Up to and including the line with "plt.rcParams['mathtext.it'] = 'Liberation", write out the listing from its first line, minus the pictures.
· · · ·
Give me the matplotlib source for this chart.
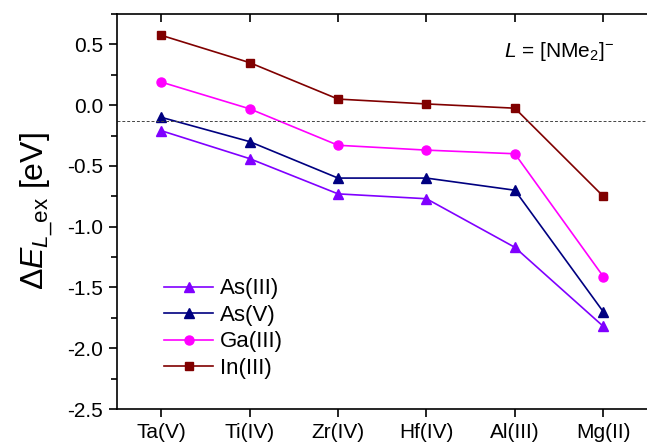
import matplotlib
matplotlib.use("Agg")
import matplotlib.pyplot as plt
from matplotlib.ticker import MultipleLocator

plt.rcParams['font.family'] = ['Liberation Sans', 'DejaVu Sans']
plt.rcParams['mathtext.fontset'] = 'custom'
plt.rcParams['mathtext.rm'] = 'Liberation Sans'
plt.rcParams['mathtext.it'] = 'Liberation Sans:italic'

categories = ["Ta(V)", "Ti(IV)", "Zr(IV)", "Hf(IV)", "Al(III)", "Mg(II)"]
as3 = [-0.21, -0.44, -0.73, -0.77, -1.17, -1.82]
as5 = [-0.10, -0.30, -0.60, -0.60, -0.70, -1.70]
ga3 = [0.19, -0.03, -0.33, -0.37, -0.40, -1.41]
in3 = [0.575, 0.35, 0.05, 0.01, -0.025, -0.75]
ref_level = -0.13

fig = plt.figure(figsize=(6.47, 4.44), dpi=100)
ax = fig.add_axes([117/647, 1 - 409/444, (647.5 - 117)/647, (409 - 14)/444])

x = list(range(len(categories)))
ax.plot(x, as3, '-^', color='#8000FF', ms=7, lw=1.2, label='As(III)')
ax.plot(x, as5, '-^', color='#000080', ms=7, lw=1.2, label='As(V)')
ax.plot(x, ga3, '-o', color='#FF00FF', ms=6.5, lw=1.2, label='Ga(III)')
ax.plot(x, in3, '-s', color='#800000', ms=6, lw=1.2, label='In(III)')
ax.axhline(ref_level, color='#444444', ls=(0, (3, 2)), lw=0.7)

ax.set_xlim(-0.5, 5.5)
ax.set_ylim(-2.5, 0.75)
ax.set_xticks(x)
ax.set_xticklabels(categories)
ax.yaxis.set_major_locator(MultipleLocator(0.5))
ax.yaxis.set_minor_locator(MultipleLocator(0.25))
ax.tick_params(axis='both', which='major', labelsize=15, length=6, width=1.2, pad=4)
ax.tick_params(axis='y', which='minor', length=4, width=1.2)
ax.tick_params(axis='x', which='both', direction='out', top=True)
ax.tick_params(axis='y', which='both', direction='out', right=True)
for t in ax.xaxis.get_major_ticks():
    t.tick2line.set_marker(3)  # inward at top
for t in ax.yaxis.get_major_ticks() + ax.yaxis.get_minor_ticks():
    t.tick2line.set_marker(1)  # inward at right
ax.yaxis.set_major_formatter(matplotlib.ticker.FuncFormatter(lambda v, p: f"{v:.1f}"))
for s in ax.spines.values():
    s.set_linewidth(1.2)

ax.set_ylabel(r'$\Delta\mathit{E}_{\mathit{L}\_\mathrm{ex}}$ [eV]', fontsize=23)
ax.yaxis.set_label_coords(-0.117, 0.5)

ax.text(0.936, 0.904, r'$\mathit{L}$ = [NMe$_2$]$^{-}$', transform=ax.transAxes,
        ha='right', va='center', fontsize=15)

leg = ax.legend(loc='lower left', bbox_to_anchor=(0.089, 0.076), frameon=False,
                fontsize=16, handlelength=2.2, handletextpad=0.3, labelspacing=0.25,
                borderaxespad=0, borderpad=0)

fig.savefig('out.png', dpi=100)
· · · ·
• **Exercise solution**:
Give me the matplotlib source for this chart.
import matplotlib
matplotlib.use("Agg")
import matplotlib.pyplot as plt
from matplotlib.ticker import MultipleLocator

plt.rcParams['font.family'] = ['Liberation Sans', 'DejaVu Sans']
plt.rcParams['mathtext.fontset'] = 'custom'
plt.rcParams['mathtext.rm'] = 'Liberation Sans'
plt.rcParams['mathtext.it'] = 'Liberation Sans:italic'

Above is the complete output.